- Date: March 17–26
- Edition: 11th
- Category: Championship Series, Single Week (men) Tier I (women)
- Prize money: $2,250,000 (men) $1,550,000 (women)
- Surface: Hard / outdoor
- Location: Key Biscayne, Florida, U.S.
- Venue: Tennis Center at Crandon Park

Champions

Men's singles
- Andre Agassi

Women's singles
- Steffi Graf

Men's doubles
- Todd Woodbridge / Mark Woodforde

Women's doubles
- Jana Novotná / Arantxa Sánchez Vicario
| Miami Open |

= 1995 Lipton Championships =

The 1995 Lipton Championships was a combined men's and women's tennis tournament played on outdoor hard courts. It was the 11th edition of the Lipton Championships and was part of the Championship Series of the 1995 ATP Tour and of Tier I of the 1995 WTA Tour.

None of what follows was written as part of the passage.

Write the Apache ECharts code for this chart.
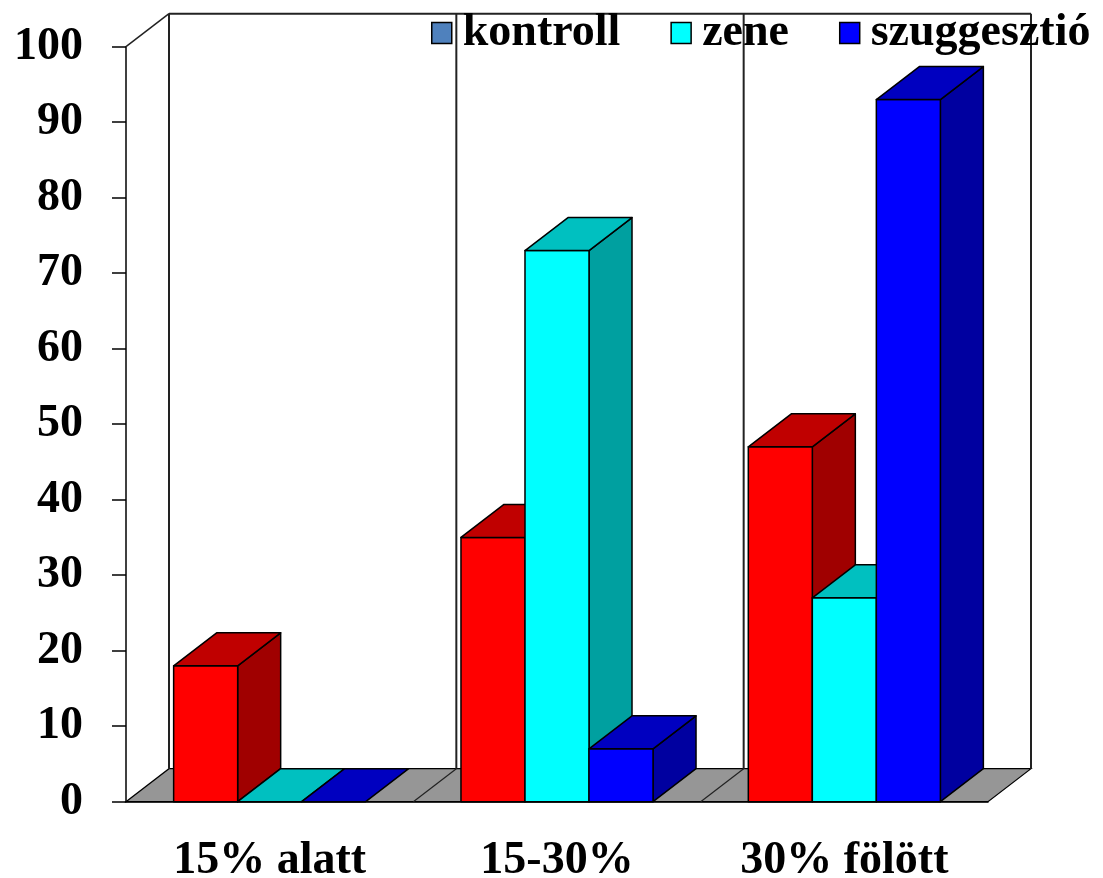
<!DOCTYPE html>
<html>
<head>
<meta charset="utf-8">
<title>kontroll / zene / szuggesztió</title>
<script src="https://cdn.jsdelivr.net/npm/echarts@6/dist/echarts.min.js"></script>
<style>
  html, body { margin: 0; padding: 0; background: #fff; }
  #chart { width: 1103px; height: 878px; }
</style>
</head>
<body>
<div id="chart"></div>
<script>
// Categories and series values (percent)
const categories = ['15% alatt', '15-30%', '30% fölött'];
const kontroll = [18, 35, 47];
const zene = [0, 73, 27];
const szuggesztio = [0, 7, 93];
const yTicks = [0, 10, 20, 30, 40, 50, 60, 70, 80, 90, 100];

// 3D look: depth offset of the box, bar width as share of a category band
const DX = 43, DY = -33;
const BAR_RATIO = 0.2228;
const FONT = '"Liberation Serif", "Times New Roman", serif';

const palettes = [
  { front: '#FF0000', top: '#C00000', side: '#A00000' },
  { front: '#00FFFF', top: '#00C0C0', side: '#00A0A0' },
  { front: '#0000FF', top: '#0000C0', side: '#0000A0' }
];
const outline = { stroke: '#000', lineWidth: 1.5, lineJoin: 'round' };

function poly(points, fill) {
  return { type: 'polygon', shape: { points }, style: Object.assign({ fill }, outline) };
}

function barRenderer(idx) {
  const c = palettes[idx];
  return function (params, api) {
    const cat = api.value(0), val = api.value(1);
    const base = api.coord([cat, 0]);
    const top = api.coord([cat, val]);
    const bw = api.size([1, 0])[0] * BAR_RATIO;
    const x0 = base[0] - 1.5 * bw + idx * bw, x1 = x0 + bw;
    const y0 = base[1], y1 = top[1];
    const children = [];
    if (y0 - y1 > 0.5) {
      children.push(poly([[x1, y0], [x1 + DX, y0 + DY], [x1 + DX, y1 + DY], [x1, y1]], c.side));
      children.push(poly([[x0, y0], [x1, y0], [x1, y1], [x0, y1]], c.front));
    }
    children.push(poly([[x0, y1], [x1, y1], [x1 + DX, y1 + DY], [x0 + DX, y1 + DY]], c.top));
    return { type: 'group', children };
  };
}

// Floor, back wall and side wall of the box
function wallsRenderer(params, api) {
  const band = api.size([1, 0])[0];
  const n = categories.length;
  const left = api.coord([0, 0])[0] - band / 2;
  const right = api.coord([n - 1, 0])[0] + band / 2;
  const yb = api.coord([0, yTicks[0]])[1];
  const yt = api.coord([0, yTicks[yTicks.length - 1]])[1];
  const line = (x1, y1, x2, y2, w) => ({
    type: 'line', shape: { x1, y1, x2, y2 },
    style: { stroke: '#222', lineWidth: w || 1.5 }
  });
  const children = [];
  children.push({
    type: 'polygon',
    shape: { points: [[left, yb], [right, yb], [right + DX, yb + DY], [left + DX, yb + DY]] },
    style: { fill: '#969696', stroke: '#000', lineWidth: 1.2 }
  });
  for (let i = 0; i <= n; i++) {
    const x = left + i * band;
    children.push(line(x + DX, yb + DY, x + DX, yt + DY, 2));
    if (i > 0 && i < n) children.push(line(x, yb, x + DX, yb + DY, 1.2));
  }
  children.push(line(left + DX, yt + DY, right + DX, yt + DY, 2));
  children.push(line(left, yt, left + DX, yt + DY, 1.5));
  return { type: 'group', children };
}

const chart = echarts.init(document.getElementById('chart'), null, { renderer: 'canvas' });
chart.setOption({
  animation: false,
  backgroundColor: '#fff',
  grid: { left: 126, right: 115, top: 46.7, bottom: 76.3, containLabel: false, outerBoundsMode: 'none' },
  legend: {
    left: 426, top: 5,
    icon: 'rect', itemWidth: 20, itemHeight: 21, itemGap: 50,
    textStyle: { fontFamily: FONT, fontWeight: 'bold', fontSize: 46, color: '#000', padding: [0, 0, 0, 6] },
    itemStyle: { borderColor: '#000', borderWidth: 1.5 },
    data: [
      { name: 'kontroll', itemStyle: { color: '#4F81BD' } },
      { name: 'zene', itemStyle: { color: '#00FFFF' } },
      { name: 'szuggesztió', itemStyle: { color: '#0000FF' } }
    ],
    selectedMode: false
  },
  xAxis: {
    type: 'category',
    data: categories,
    axisLine: { lineStyle: { color: '#000', width: 1.5 } },
    axisTick: { length: 15, lineStyle: { color: '#000', width: 1.5 } },
    axisLabel: { fontFamily: FONT, fontWeight: 'bold', fontSize: 46, color: '#000', margin: 36 }
  },
  yAxis: {
    type: 'value',
    min: yTicks[0], max: yTicks[yTicks.length - 1], interval: 10,
    splitLine: { show: false },
    axisLine: { show: true, lineStyle: { color: '#000', width: 1.5 } },
    axisTick: { show: true, length: 14, lineStyle: { color: '#000', width: 1.5 } },
    axisLabel: { fontFamily: FONT, fontWeight: 'bold', fontSize: 46, color: '#000', margin: 43 }
  },
  series: [
    { type: 'custom', name: 'walls', z: 1, clip: false, silent: true,
      renderItem: wallsRenderer, data: [[0, 0]], encode: { x: 0, y: 1 } },
    { type: 'custom', name: 'kontroll', z: 2, clip: false, renderItem: barRenderer(0),
      data: kontroll.map((v, i) => [i, v]), encode: { x: 0, y: 1 } },
    { type: 'custom', name: 'zene', z: 3, clip: false, renderItem: barRenderer(1),
      data: zene.map((v, i) => [i, v]), encode: { x: 0, y: 1 } },
    { type: 'custom', name: 'szuggesztió', z: 4, clip: false, renderItem: barRenderer(2),
      data: szuggesztio.map((v, i) => [i, v]), encode: { x: 0, y: 1 } }
  ]
});
</script>
</body>
</html>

The tournament took place at the Tennis Center at Crandon Park in Key Biscayne, Florida in the United States from March 17 through March 26, 1995. Andre Agassi and Steffi Graf won the singles titles.

==Finals==

===Men's singles===

USA Andre Agassi defeated USA Pete Sampras 3–6, 6–2, 7–6^{(7–3)}
- It was Agassi's 3rd title of the year and the 28th of his career.

===Women's singles===

GER Steffi Graf defeated JPN Kimiko Date 6–1, 6–4
- It was Graf's 3rd title of the year and the 100th of her career.

===Men's doubles===

AUS Todd Woodbridge / AUS Mark Woodforde defeated USA Jim Grabb / USA Patrick McEnroe 6–3, 7–6
- It was Woodbridge's 2nd title of the year and the 29th of his career. It was Woodforde's 2nd title of the year and the 34th of his career.

===Women's doubles===

CZE Jana Novotná / ESP Arantxa Sánchez Vicario defeated USA Gigi Fernández / Natasha Zvereva 7–5, 2–6, 6–3
- It was Novotná's 5th title of the year and the 68th of her career. It was Sánchez Vicario's 2nd title of the year and the 59th of her career.